Example occupational task types represented in the benchmark include:

examples = [
    "Audit sampling with spreadsheets",
    "Support transcript analysis",
    "Stage plot generation",
    "Operational planning tasks",
]

The benchmark is also mapped to occupational activities using U.S. Bureau of Labor Statistics work activity coverage, described in the paper, which is part of how task coverage was constructed.

Evaluation Methodology

Because many tasks do not have a single correct answer, GDPval does not rely solely on conventional benchmark accuracy.

Evaluation combines expert review with comparative judgments. A major component is pairwise preference evaluation, where judges compare candidate outputs and determine which better satisfies task requirements, as described in GDPval.

This is used because many outputs are open-ended deliverables where quality cannot be reduced to exact-match correctness.

Judgments may consider:

  • correctness
  • completeness
  • usefulness
  • instruction adherence
  • domain appropriateness
  • professional quality

Many tasks are also associated with structured grading criteria used to support more systematic evaluation.

Performance is therefore often expressed through comparative win rates rather than simple accuracy.

AutoRaters

A major technical contribution in GDPval is its use of automated evaluators, or autoraters, to scale assessment.

Because expert grading is expensive, the benchmark uses model-based evaluators calibrated against human judgments to score outputs.

These autoraters are used to assess open-ended deliverables through structured comparisons and rubric-guided evaluation, rather than simple correctness checks.

The paper emphasizes two central properties of these evaluators:

  1. Agreement with expert human judgments
  2. Scalability for evaluating large numbers of open-ended task outputs

This is important because evaluating realistic work products is itself a difficult problem.

Conceptually, the evaluation pipeline can be thought of as:

task -> model deliverable
     -> autorater assessment
     -> pairwise or rubric-based judgment
     -> benchmark score

In GDPval, evaluation infrastructure is treated as part of benchmark design, not just an auxiliary scoring mechanism.

What GDPval Measures

GDPval is designed to evaluate combinations of capabilities within realistic tasks, including:

  • long-horizon reasoning
  • planning
  • tool use
  • multimodal understanding
  • professional deliverable generation

Because these are measured jointly within task execution, benchmark performance reflects compound task performance rather than isolated skill scores.

Reported Results

The paper reports that frontier model performance on GDPval has improved over time and that performance is sensitive to additional reasoning effort and task context.
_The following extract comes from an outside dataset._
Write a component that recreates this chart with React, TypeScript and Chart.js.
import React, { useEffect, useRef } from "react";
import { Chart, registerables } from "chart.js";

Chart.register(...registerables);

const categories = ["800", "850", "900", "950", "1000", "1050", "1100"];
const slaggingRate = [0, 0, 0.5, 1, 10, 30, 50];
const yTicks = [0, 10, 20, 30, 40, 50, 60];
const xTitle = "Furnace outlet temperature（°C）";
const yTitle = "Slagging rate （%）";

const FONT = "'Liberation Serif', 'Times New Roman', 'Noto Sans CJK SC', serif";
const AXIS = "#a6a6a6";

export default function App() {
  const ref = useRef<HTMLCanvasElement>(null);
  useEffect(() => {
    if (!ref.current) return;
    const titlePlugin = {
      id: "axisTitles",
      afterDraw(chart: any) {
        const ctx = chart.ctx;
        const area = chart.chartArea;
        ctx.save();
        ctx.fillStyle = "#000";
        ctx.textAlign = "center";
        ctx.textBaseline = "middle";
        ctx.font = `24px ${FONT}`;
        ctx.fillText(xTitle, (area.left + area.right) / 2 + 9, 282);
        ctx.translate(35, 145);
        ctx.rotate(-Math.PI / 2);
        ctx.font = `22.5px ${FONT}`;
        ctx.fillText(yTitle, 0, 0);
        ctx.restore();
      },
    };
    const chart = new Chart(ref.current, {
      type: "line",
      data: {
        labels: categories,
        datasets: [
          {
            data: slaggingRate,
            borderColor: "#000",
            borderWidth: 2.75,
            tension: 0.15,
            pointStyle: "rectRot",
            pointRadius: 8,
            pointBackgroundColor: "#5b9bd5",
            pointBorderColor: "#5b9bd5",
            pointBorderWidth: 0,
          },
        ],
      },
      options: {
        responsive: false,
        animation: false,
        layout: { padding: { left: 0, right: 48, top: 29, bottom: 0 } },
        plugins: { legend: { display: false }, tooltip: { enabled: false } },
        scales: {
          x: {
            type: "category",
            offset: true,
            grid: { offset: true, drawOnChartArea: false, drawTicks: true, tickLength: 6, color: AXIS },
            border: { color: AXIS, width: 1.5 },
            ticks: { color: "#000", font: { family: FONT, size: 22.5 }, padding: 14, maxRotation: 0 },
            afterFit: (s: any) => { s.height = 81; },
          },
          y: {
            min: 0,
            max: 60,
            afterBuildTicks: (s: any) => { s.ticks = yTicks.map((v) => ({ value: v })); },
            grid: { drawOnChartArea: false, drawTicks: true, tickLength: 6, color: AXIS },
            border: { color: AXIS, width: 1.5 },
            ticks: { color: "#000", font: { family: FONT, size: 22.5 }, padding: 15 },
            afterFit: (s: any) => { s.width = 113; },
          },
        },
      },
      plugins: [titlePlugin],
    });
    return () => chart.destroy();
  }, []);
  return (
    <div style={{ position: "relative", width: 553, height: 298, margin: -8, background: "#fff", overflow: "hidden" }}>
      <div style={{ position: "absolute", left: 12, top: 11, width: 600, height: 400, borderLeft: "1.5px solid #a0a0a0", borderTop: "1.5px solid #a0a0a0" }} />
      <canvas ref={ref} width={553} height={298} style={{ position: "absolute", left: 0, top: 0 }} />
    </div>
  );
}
The benchmark is also used to study:

  • model progress over time
  • effects of inference scaling
  • effects of additional context
  • human-AI comparison on occupational tasks

These analyses are a substantial part of the benchmark’s contribution beyond the task set itself.

Scope and Limitations

As with any open-ended benchmark, results should be interpreted with several constraints in mind.

Performance depends partly on evaluator consistency, including autorater-human agreement. Subjective tasks also introduce dependence on rubric coverage and judgment criteria.
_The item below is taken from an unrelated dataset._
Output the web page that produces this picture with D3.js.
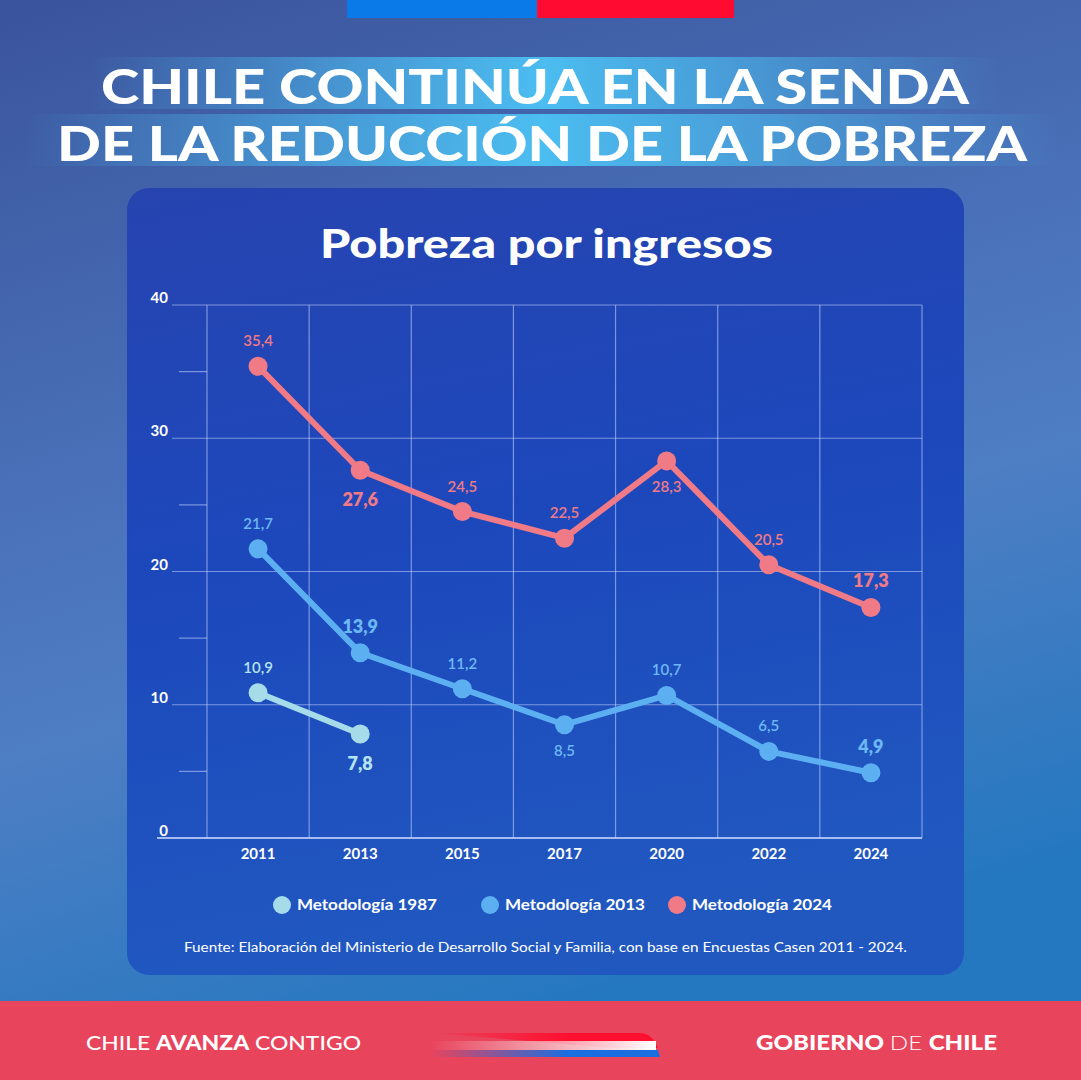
<!DOCTYPE html>
<html lang="es">
<head>
<meta charset="UTF-8">
<title>Pobreza por ingresos</title>
<script src="https://cdn.jsdelivr.net/npm/d3@7"></script>
<style>
  body { margin: 0; background: #3a5aa0; }
  svg { display: block; }
  text { font-family: Lato, "Open Sans", sans-serif; }
</style>
</head>
<body>
<div id="chart"></div>
<script>
// data
const years = ["2011", "2013", "2015", "2017", "2020", "2022", "2024"];
const met1987 = [10.9, 7.8, null, null, null, null, null];
const met2013 = [21.7, 13.9, 11.2, 8.5, 10.7, 6.5, 4.9];
const met2024 = [35.4, 27.6, 24.5, 22.5, 28.3, 20.5, 17.3];
const yTicks = [0, 10, 20, 30, 40];
const seriesNames = ["Metodología 1987", "Metodología 2013", "Metodología 2024"];

// label placement: 1 = above, -1 = below; big = highlighted value
const place1987 = [1, -1];
const place2013 = [1, 1, 1, -1, 1, 1, 1];
const place2024 = [1, -1, 1, 1, -1, 1, 1];
const big1987 = [false, true];
const big2013 = [false, true, false, false, false, false, true];
const big2024 = [false, true, false, false, false, false, true];

const W = 1081, H = 1080;
const svg = d3.select("#chart").append("svg").attr("width", W).attr("height", H);
const defs = svg.append("defs");

const bg = defs.append("linearGradient").attr("id", "bg").attr("x1", 0).attr("y1", 0).attr("x2", 0.3).attr("y2", 1);
bg.append("stop").attr("offset", 0).attr("stop-color", "#3a549c");
bg.append("stop").attr("offset", 0.45).attr("stop-color", "#4a72ba");
bg.append("stop").attr("offset", 0.65).attr("stop-color", "#4e7ec4");
bg.append("stop").attr("offset", 1).attr("stop-color", "#2478c0");

const panel = defs.append("linearGradient").attr("id", "panel").attr("x1", 0).attr("y1", 0).attr("x2", 0.2).attr("y2", 1);
panel.append("stop").attr("offset", 0).attr("stop-color", "#2744b0");
panel.append("stop").attr("offset", 0.5).attr("stop-color", "#1c48bc");
panel.append("stop").attr("offset", 1).attr("stop-color", "#2158c0");

const band = defs.append("linearGradient").attr("id", "band").attr("x1", 0).attr("x2", 1).attr("y1", 0).attr("y2", 0);
band.append("stop").attr("offset", 0).attr("stop-color", "#4cc2f4").attr("stop-opacity", 0);
band.append("stop").attr("offset", 0.3).attr("stop-color", "#4cc2f4").attr("stop-opacity", 0.6);
band.append("stop").attr("offset", 0.5).attr("stop-color", "#4cc2f4").attr("stop-opacity", 0.95);
band.append("stop").attr("offset", 0.7).attr("stop-color", "#4cc2f4").attr("stop-opacity", 0.6);
band.append("stop").attr("offset", 1).attr("stop-color", "#4cc2f4").attr("stop-opacity", 0);

const whiteFade = defs.append("linearGradient").attr("id", "whiteFade").attr("x1", 0).attr("x2", 1);
whiteFade.append("stop").attr("offset", 0).attr("stop-color", "#fff").attr("stop-opacity", 0);
whiteFade.append("stop").attr("offset", 1).attr("stop-color", "#fff").attr("stop-opacity", 1);
const redFade = defs.append("linearGradient").attr("id", "redFade").attr("x1", 0).attr("x2", 1);
redFade.append("stop").attr("offset", 0).attr("stop-color", "#ff1030").attr("stop-opacity", 0);
redFade.append("stop").attr("offset", 0.6).attr("stop-color", "#ff1030").attr("stop-opacity", 1);
const blueFade = defs.append("linearGradient").attr("id", "blueFade").attr("x1", 0).attr("x2", 1);
blueFade.append("stop").attr("offset", 0).attr("stop-color", "#1a6ee0").attr("stop-opacity", 0);
blueFade.append("stop").attr("offset", 0.6).attr("stop-color", "#1a6ee0").attr("stop-opacity", 1);

// background
svg.append("rect").attr("width", W).attr("height", H).attr("fill", "url(#bg)");

// flag strip at top
svg.append("rect").attr("x", 347).attr("y", 0).attr("width", 190).attr("height", 18).attr("fill", "#0a7ae8");
svg.append("rect").attr("x", 537).attr("y", 0).attr("width", 197).attr("height", 18).attr("fill", "#ff0a30");

// headline
svg.append("rect").attr("x", 90).attr("y", 57).attr("width", 910).attr("height", 52).attr("fill", "url(#band)");
svg.append("rect").attr("x", 25).attr("y", 114).attr("width", 1035).attr("height", 52).attr("fill", "url(#band)");
svg.append("text").attr("x", 101).attr("y", 104)
  .attr("textLength", 868).attr("lengthAdjust", "spacingAndGlyphs")
  .attr("font-size", 48).attr("font-weight", 900).attr("fill", "#fff")
  .text("CHILE CONTINÚA EN LA SENDA");
svg.append("text").attr("x", 57).attr("y", 161)
  .attr("textLength", 970).attr("lengthAdjust", "spacingAndGlyphs")
  .attr("font-size", 48).attr("font-weight", 900).attr("fill", "#fff")
  .text("DE LA REDUCCIÓN DE LA POBREZA");

// panel
svg.append("rect").attr("x", 127).attr("y", 188).attr("width", 837).attr("height", 787)
  .attr("rx", 22).attr("fill", "url(#panel)");
svg.append("text").attr("x", 320).attr("y", 258)
  .attr("textLength", 453).attr("lengthAdjust", "spacingAndGlyphs")
  .attr("font-size", 40).attr("font-weight", 900).attr("fill", "#fff")
  .text("Pobreza por ingresos");

// scales
const x = d3.scaleBand().domain(years).range([207, 922]);
const y = d3.scaleLinear().domain([0, 40]).range([838, 305]);
const cx = d => x(d) + x.bandwidth() / 2;
const gridColor = "rgba(200,215,255,0.55)";

const g = svg.append("g");

// vertical grid
g.selectAll(".vg").data(years).enter().append("line")
  .attr("x1", d => x(d)).attr("x2", d => x(d))
  .attr("y1", y(40)).attr("y2", y(0))
  .attr("stroke", gridColor).attr("stroke-width", 1.2);
g.append("line").attr("x1", 922).attr("x2", 922).attr("y1", y(40)).attr("y2", y(0))
  .attr("stroke", gridColor).attr("stroke-width", 1.2);

// horizontal grid + minor ticks
g.selectAll(".hg").data(yTicks).enter().append("line")
  .attr("x1", d => d === 0 ? 157 : 172).attr("x2", 922)
  .attr("y1", d => y(d)).attr("y2", d => y(d))
  .attr("stroke", d => d === 0 ? "rgba(200,215,255,0.8)" : gridColor).attr("stroke-width", d => d === 0 ? 2 : 1.2);
g.selectAll(".mt").data(d3.range(5, 40, 10)).enter().append("line")
  .attr("x1", 179).attr("x2", 207)
  .attr("y1", d => y(d)).attr("y2", d => y(d))
  .attr("stroke", gridColor).attr("stroke-width", 1.2);

// axis labels
g.selectAll(".yl").data(yTicks).enter().append("text")
  .attr("x", 168).attr("y", d => y(d) - 2).attr("text-anchor", "end")
  .attr("font-size", 15).attr("font-weight", 700).attr("fill", "#fff")
  .text(d => d);
g.selectAll(".xl").data(years).enter().append("text")
  .attr("x", d => cx(d)).attr("y", 859).attr("text-anchor", "middle")
  .attr("font-size", 15).attr("font-weight", 700).attr("fill", "#fff")
  .text(d => d);

// series
const series = [
  { vals: met1987, color: "#a6dcea", labelColor: "#b4e4f0", place: place1987, big: big1987 },
  { vals: met2013, color: "#5cb0f2", labelColor: "#6cb8f4", place: place2013, big: big2013 },
  { vals: met2024, color: "#f07a86", labelColor: "#f07a86", place: place2024, big: big2024 }
];
const fmt = v => v.toFixed(1).replace(".", ",");

series.forEach(s => {
  const pts = years.map((yr, i) => ({ yr, v: s.vals[i], i })).filter(d => d.v != null);
  const line = d3.line().x(d => cx(d.yr)).y(d => y(d.v));
  g.append("path").datum(pts).attr("d", line)
    .attr("fill", "none").attr("stroke", s.color).attr("stroke-width", 6)
    .attr("stroke-linejoin", "round");
  g.selectAll(null).data(pts).enter().append("circle")
    .attr("cx", d => cx(d.yr)).attr("cy", d => y(d.v)).attr("r", 9.5)
    .attr("fill", s.color);
  g.selectAll(null).data(pts).enter().append("text")
    .attr("x", d => cx(d.yr))
    .attr("y", d => y(d.v) + (s.place[d.i] > 0 ? -20 : (s.big[d.i] ? 36 : 31)))
    .attr("text-anchor", "middle")
    .attr("font-size", d => s.big[d.i] ? 18 : 15)
    .attr("font-weight", d => s.big[d.i] ? 800 : 600)
    .attr("fill", s.labelColor)
    .text(d => fmt(d.v));
});

// legend
const legX = [282, 490, 677];
series.forEach((s, i) => {
  svg.append("circle").attr("cx", legX[i]).attr("cy", 905).attr("r", 9).attr("fill", s.color);
  svg.append("text").attr("x", legX[i] + 15).attr("y", 910)
    .attr("textLength", 140).attr("lengthAdjust", "spacingAndGlyphs")
    .attr("font-size", 16).attr("font-weight", 700).attr("fill", "#fff")
    .text(seriesNames[i]);
});

svg.append("text").attr("x", 184).attr("y", 952)
  .attr("textLength", 723).attr("lengthAdjust", "spacingAndGlyphs")
  .attr("font-size", 14).attr("fill", "#fff")
  .text("Fuente: Elaboración del Ministerio de Desarrollo Social y Familia, con base en Encuestas Casen 2011 - 2024.");

// footer
svg.append("rect").attr("x", 0).attr("y", 1001).attr("width", W).attr("height", 79).attr("fill", "#e8445c");
const f1 = svg.append("text").attr("x", 86).attr("y", 1050).attr("font-size", 20).attr("fill", "#fff")
  .attr("textLength", 275).attr("lengthAdjust", "spacingAndGlyphs");
f1.append("tspan").attr("font-weight", 500).text("CHILE ");
f1.append("tspan").attr("font-weight", 900).text("AVANZA");
f1.append("tspan").attr("font-weight", 500).text(" CONTIGO");
const f2 = svg.append("text").attr("x", 997).attr("y", 1050).attr("text-anchor", "end")
  .attr("font-size", 20).attr("fill", "#fff")
  .attr("textLength", 241).attr("lengthAdjust", "spacingAndGlyphs");
f2.append("tspan").attr("font-weight", 900).text("GOBIERNO ");
f2.append("tspan").attr("font-weight", 300).text("DE ");
f2.append("tspan").attr("font-weight", 900).text("CHILE");

// logo stripes
svg.append("path").attr("d", "M432,1033 L640,1033 Q652,1033 658,1048 L612,1048 Z").attr("fill", "url(#redFade)");
svg.append("rect").attr("x", 430).attr("y", 1041).attr("width", 226).attr("height", 9).attr("fill", "url(#whiteFade)");
svg.append("path").attr("d", "M430,1050 L658,1050 L660,1057 L432,1057 Z").attr("fill", "url(#blueFade)");
</script>
</body>
</html>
Occupational coverage is broad but not exhaustive, and benchmark tasks are sampled instances rather than full representations of occupations.

Prompting, scaffolding, and tool configurations can also materially affect performance.
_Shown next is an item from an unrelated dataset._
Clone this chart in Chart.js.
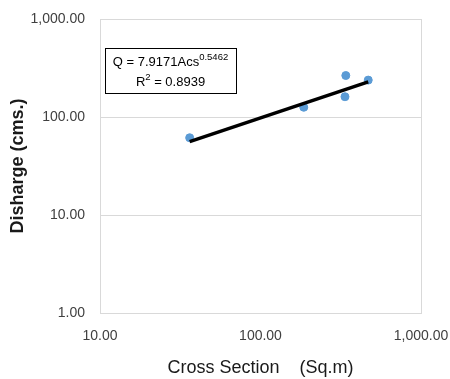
<!DOCTYPE html>
<html>
<head>
<meta charset="utf-8">
<script src="https://cdn.jsdelivr.net/npm/chart.js@4"></script>
<style>
  html, body { margin: 0; padding: 0; background: #fff; }
  #wrap { width: 450px; height: 379px; position: relative; }
</style>
</head>
<body>
<div id="wrap"><canvas id="chart"></canvas></div>
<script>
// values
const crossSection = [36.2, 186, 340, 336, 469];
const discharge = [61.4, 125.7, 265, 161, 238];
// trendline end points
const trendX = [36.2, 469];
const trendY = [56, 228];
const xTicks = [10, 100, 1000];
const yTicks = [1, 10, 100, 1000];
const equationText = 'Q = 7.9171Acs';
const exponentText = '0.5462';
const r2Text = ' = 0.8939';

const gridColor = '#d9d9d9';
const fmt = v => Number(v).toLocaleString('en-US', { minimumFractionDigits: 2, maximumFractionDigits: 2 });

// box with the fit equation, drawn after the chart
const equationBox = {
    id: 'equationBox',
    afterDraw(chart) {
        const ctx = chart.ctx;
        const a = chart.chartArea;
        const x0 = a.left + 5, y0 = a.top + 29, w = 131, h = 45;
        ctx.save();
        ctx.fillStyle = '#fff';
        ctx.fillRect(x0, y0, w, h);
        ctx.strokeStyle = '#000';
        ctx.lineWidth = 1;
        ctx.strokeRect(x0 + 0.5, y0 + 0.5, w, h);

        ctx.fillStyle = '#000';
        ctx.textBaseline = 'alphabetic';
        const big = '13px "Liberation Sans", Arial, sans-serif';
        const small = '9.5px "Liberation Sans", Arial, sans-serif';
        const cx = x0 + w / 2;

        // line 1: Q = 7.9171Acs^0.5462
        ctx.font = big;
        const w1 = ctx.measureText(equationText).width;
        ctx.font = small;
        const w2 = ctx.measureText(exponentText).width;
        let sx = cx - (w1 + w2) / 2;
        ctx.font = big;
        ctx.fillText(equationText, sx, y0 + 18);
        ctx.font = small;
        ctx.fillText(exponentText, sx + w1, y0 + 12);

        // line 2: R² = 0.8939
        ctx.font = big;
        const wr = ctx.measureText('R').width;
        ctx.font = small;
        const ws = ctx.measureText('2').width;
        ctx.font = big;
        const wv = ctx.measureText(r2Text).width;
        sx = cx - (wr + ws + wv) / 2;
        ctx.fillText('R', sx, y0 + 38);
        ctx.font = small;
        ctx.fillText('2', sx + wr, y0 + 32);
        ctx.font = big;
        ctx.fillText(r2Text, sx + wr + ws, y0 + 38);
        ctx.restore();
    }
};

const ctx = document.getElementById('chart').getContext('2d');
new Chart(ctx, {
    type: 'scatter',
    data: {
        datasets: [
            {
                label: 'Power trend',
                type: 'line',
                data: trendX.map((x, i) => ({ x: x, y: trendY[i] })),
                borderColor: '#000',
                borderWidth: 3.5,
                pointRadius: 0,
                fill: false,
                order: 0
            },
            {
                label: 'Discharge',
                data: crossSection.map((x, i) => ({ x: x, y: discharge[i] })),
                backgroundColor: '#5b9bd5',
                borderColor: '#5b9bd5',
                pointRadius: 4,
                order: 1
            }
        ]
    },
    options: {
        responsive: true,
        maintainAspectRatio: false,
        animation: false,
        layout: { padding: { left: 0, right: 29, top: 19, bottom: 0 } },
        plugins: {
            legend: { display: false },
            tooltip: { enabled: false }
        },
        scales: {
            x: {
                type: 'logarithmic',
                min: 10,
                max: 1000,
                afterBuildTicks: s => { s.ticks = xTicks.map(v => ({ value: v })); },
                afterFit: s => {
                    s.height = 66;
                    s.paddingLeft = 0;
                    s.paddingRight = 0;
                },
                grid: {
                    color: c => (c.tick && c.tick.value === 1000 ? gridColor : 'rgba(0,0,0,0)'),
                    drawTicks: false
                },
                border: { display: true, color: gridColor },
                ticks: {
                    padding: 15,
                    color: '#404040',
                    font: { family: '"Liberation Sans", Arial, sans-serif', size: 14 },
                    maxRotation: 0,
                    callback: v => fmt(v)
                },
                title: {
                    display: true,
                    text: 'Cross Section    (Sq.m)',
                    color: '#1a1a1a',
                    font: { family: '"Liberation Sans", Arial, sans-serif', size: 18 },
                    padding: { top: 0, bottom: 0 }
                }
            },
            y: {
                type: 'logarithmic',
                min: 1,
                max: 1000,
                afterBuildTicks: s => { s.ticks = yTicks.map(v => ({ value: v })); },
                afterFit: s => {
                    s.width = 100;
                    s.paddingTop = 0;
                    s.paddingBottom = 0;
                },
                grid: { color: gridColor, drawTicks: false },
                border: { display: true, color: gridColor },
                ticks: {
                    padding: 15,
                    color: '#404040',
                    font: { family: '"Liberation Sans", Arial, sans-serif', size: 14 },
                    callback: v => fmt(v)
                },
                title: {
                    display: true,
                    text: 'Disharge (cms.)',
                    color: '#1a1a1a',
                    font: { family: '"Liberation Sans", Arial, sans-serif', size: 18, weight: 'bold' },
                    padding: { top: 7, bottom: 0 }
                }
            }
        }
    },
    plugins: [equationBox]
});
</script>
</body>
</html>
These considerations are important when comparing results across models.

Relation to Other Benchmarks

GDPval differs from many commonly cited evaluations in the level at which it measures performance.

  • MMLU evaluates academic knowledge
  • SWE-bench evaluates software issue resolution
  • OSWorld evaluates computer-use interaction
  • GDPval evaluates broader occupational task performance

Its focus is on realistic work assignments that combine multiple capabilities in a single evaluation.